A distinct signature
Attempts by the prosecutor to investigate the murders are thwarted by the police and the army, symbolised by Commander Carrion. Even though he wants to internalise the injunction by the commander that “in this country there’s no terrorism, by orders from the top”, he is confounded by the bodies that keep piling up, as officialdom insists on everyone ingesting amnesiac tablets. All of the deaths have, as it were, a distinct signature — they are the work of one hand or a group working in concert. But as soon as there are footprints in the earth, a force, what could be a torrential wind blowing from the Andes, billows down to erase the evidence and the prosecutor has to start all over again.
The sense of terror in Red April is visceral and unrelenting, as in the sense of a death foretold: there’s the obstretrics ward turned morgue, a body killed and drained of all blood — and, if that doesn’t scare you, there’s a crematorium in a Catholic church (as a rule cremation is discouraged by the church because it believes the body should be intact as it awaits resurrection and judgment).

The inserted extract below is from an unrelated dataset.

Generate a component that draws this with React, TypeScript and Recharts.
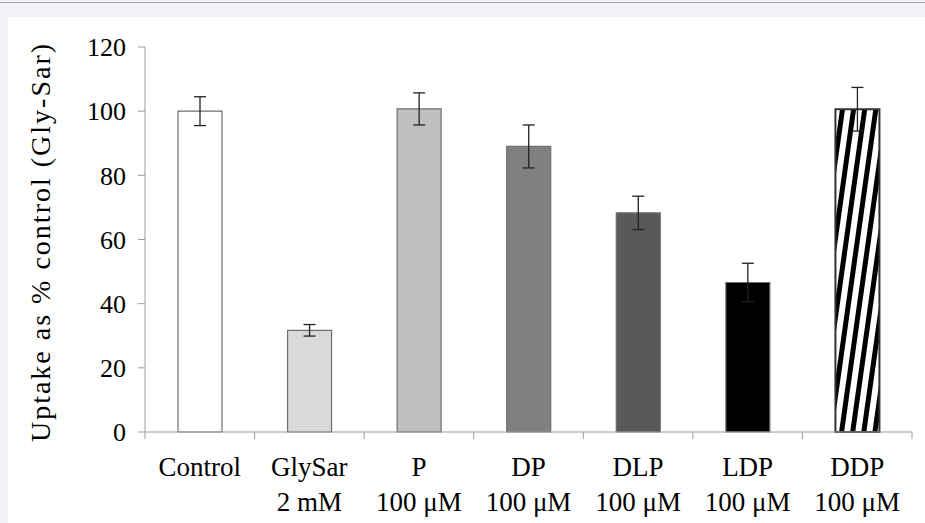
import { BarChart, Bar, Cell, XAxis, YAxis, ErrorBar, Label } from 'recharts';

const categories = ['Control', 'GlySar', 'P', 'DP', 'DLP', 'LDP', 'DDP'];
const doses = ['', '2 mM', '100 μM', '100 μM', '100 μM', '100 μM', '100 μM'];
const uptake = [100, 31.7, 100.7, 89, 68.3, 46.6, 100.6];
const errors = [4.5, 1.8, 5, 6.7, 5.2, 6, 6.8];
const fills = ['#ffffff', '#d9d9d9', '#bfbfbf', '#808080', '#595959', '#000000', 'url(#stripes)'];
const yTicks = [0, 20, 40, 60, 80, 100, 120];

const data = categories.map((name, i) => ({
  name,
  dose: doses[i],
  uptake: uptake[i],
  err: errors[i],
}));

const FONT = "'Liberation Serif', 'DejaVu Serif', 'Noto Serif', 'Times New Roman', Times, serif";
const W = 925;
const H = 523;
const LEFT = 145;
const RIGHT = 13;
const TOP = 47;
const BOTTOM = 91;
const BAND = (W - LEFT - RIGHT) / categories.length;
const AXIS = '#9d9d9d';

const CategoryTick = (props: any) => {
  const { x, y, index, payload } = props;
  const half = BAND / 2;
  const dose = doses[index];
  return (
    <g>
      <line x1={x - half} x2={x - half} y1={y} y2={y + 7} stroke={AXIS} />
      {index === categories.length - 1 && (
        <line x1={x + half} x2={x + half} y1={y} y2={y + 7} stroke={AXIS} />
      )}
      <text x={x} y={y + 44} textAnchor="middle" fill="#000" style={{ fontFamily: FONT, fontSize: 27 }}>
        {payload.value}
      </text>
      {dose && (
        <text x={x} y={y + 79} textAnchor="middle" fill="#000" style={{ fontFamily: FONT, fontSize: 27 }}>
          {dose}
        </text>
      )}
    </g>
  );
};

const YTitle = () => (
  <text
    x={40}
    y={242}
    transform="rotate(-90 40 242)"
    textAnchor="middle"
    dominantBaseline="central"
    fill="#000"
    style={{ fontFamily: FONT, fontSize: 28, letterSpacing: 2 }}
  >
    Uptake as % control (Gly-Sar)
  </text>
);

export default function App() {
  return (
    <div style={{ position: 'absolute', left: 0, top: 0, width: W, height: H, background: '#f1f2f7', overflow: 'hidden' }}>
      <div style={{ position: 'absolute', left: 0, top: 2, width: W, height: 1, background: '#a9a9a9' }} />
      <div style={{ position: 'absolute', left: 8, top: 17, right: 0, bottom: 0, background: '#ffffff' }} />
      <div style={{ position: 'absolute', left: 0, top: 0 }}>
        <BarChart
          width={W}
          height={H}
          data={data}
          margin={{ top: TOP, right: RIGHT, bottom: 0, left: 0 }}
          barSize={44}
        >
          <defs>
            <pattern id="stripes" patternUnits="userSpaceOnUse" width={11} height={40} patternTransform="rotate(8)">
              <rect x={0} y={0} width={11} height={40} fill="#ffffff" />
              <rect x={0} y={0} width={5} height={40} fill="#000000" />
            </pattern>
          </defs>
          <XAxis
            dataKey="name"
            height={BOTTOM}
            stroke={AXIS}
            tickLine={false}
            tickSize={0}
            tickMargin={0}
            interval={0}
            tick={<CategoryTick />}
          />
          <YAxis
            width={LEFT}
            domain={[0, 120]}
            ticks={yTicks}
            interval={0}
            stroke={AXIS}
            tickSize={7}
            tickMargin={12}
            tick={{ fill: '#000', fontSize: 26, style: { fontFamily: FONT } }}
          >
            <Label content={<YTitle />} />
          </YAxis>
          <Bar dataKey="uptake" stroke="#6f6f6f" strokeWidth={1.2} isAnimationActive={false}>
            {data.map((_, i) => (
              <Cell key={`cell-${i}`} fill={fills[i]} stroke={i === 6 ? '#333' : '#6f6f6f'} strokeWidth={i === 6 ? 2 : 1.2} />
            ))}
            <ErrorBar dataKey="err" width={6} stroke="#222" strokeWidth={1.3} isAnimationActive={false} />
          </Bar>
        </BarChart>
      </div>
    </div>
  );
}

When the prosecutor is dispatched to go to the provinces as an election observer, he’s confronted by dogs killed by artists: every morning dogs are hung up, some strangled, others beheaded, some slit, their innards spewing out. Always attached to the dogs are signs that read: “This is how traitors die” and “Death
to turncoats”.
In this dystopian world, as a sad Andean cry spirals up the snow-capped mountains, it’s not quite clear whether Saldîvar is the hunter or the hunted. As he ambles on vertiginously, following the trail of the murderer, he contemplates the city of Ayacucho (Quechua for “place of the dead”) as a “great sepulchre of slaves buried alive”.
Feeding into this great sense of tragedy and horror is the resigned cynicism that suffuses the lives of the native people. Replying to a question of whether he believes in heaven, a jailed member of the Shining Path says: “I believe in hell, Señor Prosecutor. I live there. Hell is not being able to die.”
Red April is a great achievement. It melds Incan and Catholic millenarian and resurrection doctrines, the documentary style (some of the dialogue is taken from official documents) and other genres to come up with a portrait of a society full of people who have, to use two lines from the book, “just come out of a sewer. Or a mass grave.”
It is a riveting read, a moving portrayal of a persecuted people who walk through a necropolis with the kind of jaunty stride more suitable to a carnival.